Output exactly the lines from the first line of the records below through the line containing "dom2_y = [0.115, 0.87]", both included, leaving out any pictures.

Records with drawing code
╔══

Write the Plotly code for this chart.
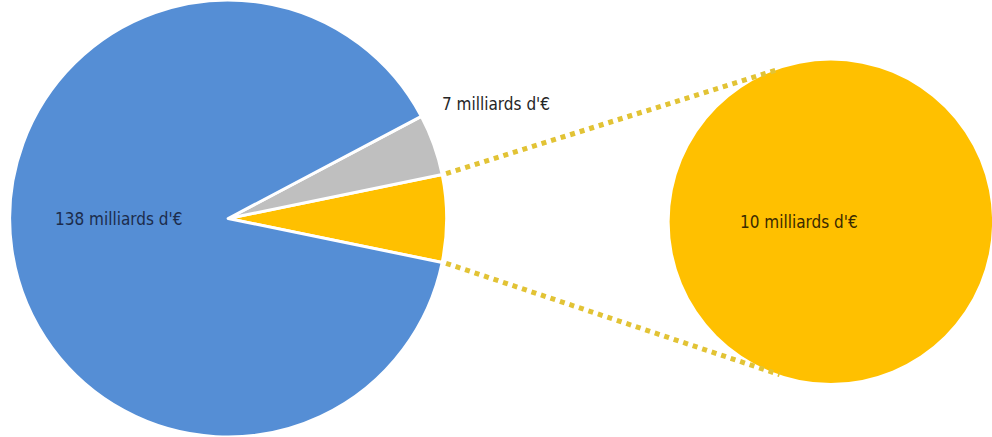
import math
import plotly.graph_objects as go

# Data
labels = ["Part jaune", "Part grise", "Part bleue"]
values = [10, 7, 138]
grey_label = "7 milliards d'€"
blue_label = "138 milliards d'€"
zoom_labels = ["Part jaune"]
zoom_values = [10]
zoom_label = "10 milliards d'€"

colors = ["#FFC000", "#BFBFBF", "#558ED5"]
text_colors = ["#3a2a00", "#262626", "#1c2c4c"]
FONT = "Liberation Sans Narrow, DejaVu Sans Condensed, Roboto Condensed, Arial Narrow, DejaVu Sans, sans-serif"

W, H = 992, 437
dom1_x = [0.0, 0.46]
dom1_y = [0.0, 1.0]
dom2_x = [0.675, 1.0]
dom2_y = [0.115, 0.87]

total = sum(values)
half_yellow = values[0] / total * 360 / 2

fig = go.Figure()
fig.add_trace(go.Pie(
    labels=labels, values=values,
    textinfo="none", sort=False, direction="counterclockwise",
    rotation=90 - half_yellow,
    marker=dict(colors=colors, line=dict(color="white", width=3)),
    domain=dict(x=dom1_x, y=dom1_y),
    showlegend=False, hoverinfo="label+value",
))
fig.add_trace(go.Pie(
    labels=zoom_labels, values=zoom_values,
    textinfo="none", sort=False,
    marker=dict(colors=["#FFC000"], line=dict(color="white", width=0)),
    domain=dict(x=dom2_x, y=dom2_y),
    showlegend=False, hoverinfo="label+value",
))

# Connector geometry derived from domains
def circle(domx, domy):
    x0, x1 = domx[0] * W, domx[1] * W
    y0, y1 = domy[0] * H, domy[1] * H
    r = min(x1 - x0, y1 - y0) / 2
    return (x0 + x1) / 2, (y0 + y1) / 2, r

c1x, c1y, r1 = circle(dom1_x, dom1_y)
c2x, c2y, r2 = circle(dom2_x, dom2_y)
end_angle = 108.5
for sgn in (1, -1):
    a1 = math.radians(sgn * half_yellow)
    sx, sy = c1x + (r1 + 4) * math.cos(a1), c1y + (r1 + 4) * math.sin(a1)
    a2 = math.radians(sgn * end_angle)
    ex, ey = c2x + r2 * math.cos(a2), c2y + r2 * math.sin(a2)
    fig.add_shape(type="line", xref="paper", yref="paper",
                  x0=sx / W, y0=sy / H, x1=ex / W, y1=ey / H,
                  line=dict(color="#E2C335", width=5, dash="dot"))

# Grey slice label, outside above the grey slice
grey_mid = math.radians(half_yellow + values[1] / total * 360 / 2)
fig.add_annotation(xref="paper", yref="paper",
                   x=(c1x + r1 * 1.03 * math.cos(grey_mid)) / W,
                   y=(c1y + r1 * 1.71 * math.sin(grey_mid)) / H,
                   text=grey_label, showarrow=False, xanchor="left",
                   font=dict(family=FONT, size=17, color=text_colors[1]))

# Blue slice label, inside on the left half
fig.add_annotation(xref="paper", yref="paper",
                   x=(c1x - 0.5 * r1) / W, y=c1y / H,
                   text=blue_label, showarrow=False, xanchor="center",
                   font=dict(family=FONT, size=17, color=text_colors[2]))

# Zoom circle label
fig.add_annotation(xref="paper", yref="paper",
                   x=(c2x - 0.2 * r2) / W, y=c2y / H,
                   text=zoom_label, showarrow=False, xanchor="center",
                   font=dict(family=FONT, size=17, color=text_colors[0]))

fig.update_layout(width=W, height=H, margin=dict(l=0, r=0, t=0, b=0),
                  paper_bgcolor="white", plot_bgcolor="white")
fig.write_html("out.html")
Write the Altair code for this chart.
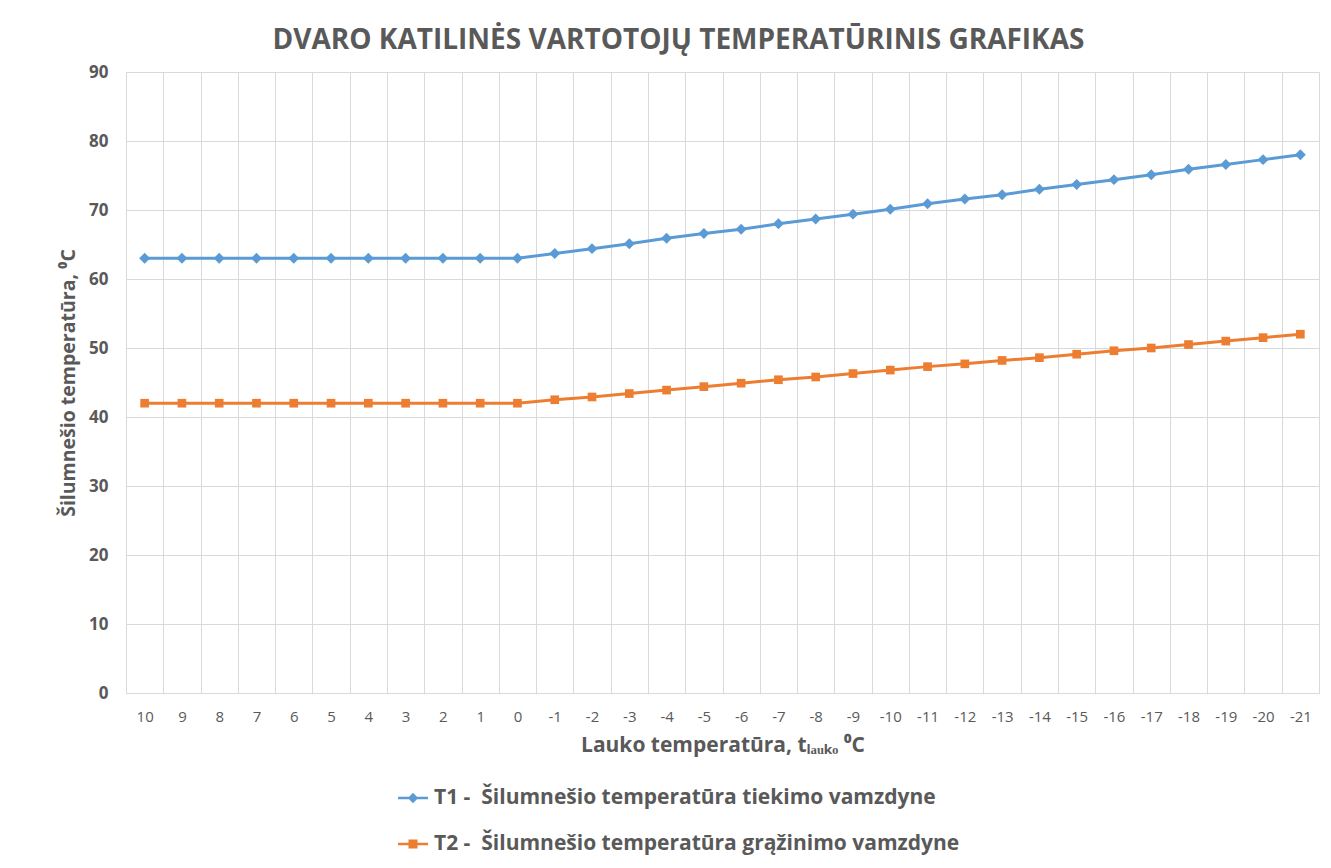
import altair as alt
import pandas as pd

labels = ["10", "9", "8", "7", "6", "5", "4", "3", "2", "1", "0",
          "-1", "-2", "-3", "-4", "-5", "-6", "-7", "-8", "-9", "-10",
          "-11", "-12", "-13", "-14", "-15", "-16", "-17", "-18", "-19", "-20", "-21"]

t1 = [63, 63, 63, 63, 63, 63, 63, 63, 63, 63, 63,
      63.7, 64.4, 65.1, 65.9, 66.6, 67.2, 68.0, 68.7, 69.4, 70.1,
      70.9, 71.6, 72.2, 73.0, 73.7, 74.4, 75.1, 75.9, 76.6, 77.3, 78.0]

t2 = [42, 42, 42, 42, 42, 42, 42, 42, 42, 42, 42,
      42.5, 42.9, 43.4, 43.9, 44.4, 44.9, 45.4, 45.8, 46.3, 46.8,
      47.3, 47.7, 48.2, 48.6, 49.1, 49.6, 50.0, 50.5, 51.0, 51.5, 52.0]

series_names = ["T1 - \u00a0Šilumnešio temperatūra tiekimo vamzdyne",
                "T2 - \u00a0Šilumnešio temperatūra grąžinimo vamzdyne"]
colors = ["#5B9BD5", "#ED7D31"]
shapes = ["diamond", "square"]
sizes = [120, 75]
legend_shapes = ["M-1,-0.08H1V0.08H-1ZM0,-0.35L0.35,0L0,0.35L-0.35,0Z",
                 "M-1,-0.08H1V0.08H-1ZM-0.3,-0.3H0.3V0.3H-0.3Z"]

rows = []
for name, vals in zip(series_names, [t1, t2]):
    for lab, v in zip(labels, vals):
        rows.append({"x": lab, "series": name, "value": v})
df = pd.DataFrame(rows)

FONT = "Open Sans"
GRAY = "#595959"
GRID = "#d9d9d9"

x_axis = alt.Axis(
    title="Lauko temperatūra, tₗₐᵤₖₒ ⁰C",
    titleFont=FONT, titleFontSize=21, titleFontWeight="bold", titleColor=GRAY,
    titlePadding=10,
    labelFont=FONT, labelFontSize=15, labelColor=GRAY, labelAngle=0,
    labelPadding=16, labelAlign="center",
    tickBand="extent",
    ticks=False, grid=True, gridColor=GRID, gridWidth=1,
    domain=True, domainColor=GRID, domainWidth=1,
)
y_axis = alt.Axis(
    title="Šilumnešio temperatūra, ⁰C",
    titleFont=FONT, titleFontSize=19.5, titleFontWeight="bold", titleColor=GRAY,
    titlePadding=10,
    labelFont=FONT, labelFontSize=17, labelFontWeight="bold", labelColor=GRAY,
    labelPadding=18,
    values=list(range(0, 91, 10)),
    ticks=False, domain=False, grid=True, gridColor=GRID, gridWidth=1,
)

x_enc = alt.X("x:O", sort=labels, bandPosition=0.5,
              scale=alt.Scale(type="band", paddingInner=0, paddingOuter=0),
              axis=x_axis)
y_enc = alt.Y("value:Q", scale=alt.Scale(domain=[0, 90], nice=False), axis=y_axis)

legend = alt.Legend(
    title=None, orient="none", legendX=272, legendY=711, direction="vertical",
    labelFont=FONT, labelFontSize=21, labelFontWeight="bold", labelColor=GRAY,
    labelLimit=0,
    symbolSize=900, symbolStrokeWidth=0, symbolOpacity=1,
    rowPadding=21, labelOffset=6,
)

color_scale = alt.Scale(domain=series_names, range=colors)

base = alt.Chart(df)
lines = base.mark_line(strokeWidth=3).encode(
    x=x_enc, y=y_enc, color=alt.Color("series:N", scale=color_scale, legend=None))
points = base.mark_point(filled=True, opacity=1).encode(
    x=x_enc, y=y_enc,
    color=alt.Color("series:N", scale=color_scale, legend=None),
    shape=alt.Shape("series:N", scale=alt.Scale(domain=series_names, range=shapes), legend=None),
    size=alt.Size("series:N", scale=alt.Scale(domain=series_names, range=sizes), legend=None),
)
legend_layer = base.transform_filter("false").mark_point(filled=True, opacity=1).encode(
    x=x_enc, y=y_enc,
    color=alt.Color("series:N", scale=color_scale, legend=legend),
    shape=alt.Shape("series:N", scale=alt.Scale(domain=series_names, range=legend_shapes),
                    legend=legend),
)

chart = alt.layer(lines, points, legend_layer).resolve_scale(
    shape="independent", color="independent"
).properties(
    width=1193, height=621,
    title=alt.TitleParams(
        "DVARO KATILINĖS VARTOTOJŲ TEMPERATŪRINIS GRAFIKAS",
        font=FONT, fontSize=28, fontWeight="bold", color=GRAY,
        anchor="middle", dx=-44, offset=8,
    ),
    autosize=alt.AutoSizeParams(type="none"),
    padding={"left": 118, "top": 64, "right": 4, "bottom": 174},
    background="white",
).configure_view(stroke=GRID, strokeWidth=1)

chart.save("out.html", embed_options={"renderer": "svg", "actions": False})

╚══

■ Correct output:
Write the Plotly code for this chart.
import math
import plotly.graph_objects as go

# Data
labels = ["Part jaune", "Part grise", "Part bleue"]
values = [10, 7, 138]
grey_label = "7 milliards d'€"
blue_label = "138 milliards d'€"
zoom_labels = ["Part jaune"]
zoom_values = [10]
zoom_label = "10 milliards d'€"

colors = ["#FFC000", "#BFBFBF", "#558ED5"]
text_colors = ["#3a2a00", "#262626", "#1c2c4c"]
FONT = "Liberation Sans Narrow, DejaVu Sans Condensed, Roboto Condensed, Arial Narrow, DejaVu Sans, sans-serif"

W, H = 992, 437
dom1_x = [0.0, 0.46]
dom1_y = [0.0, 1.0]
dom2_x = [0.675, 1.0]
dom2_y = [0.115, 0.87]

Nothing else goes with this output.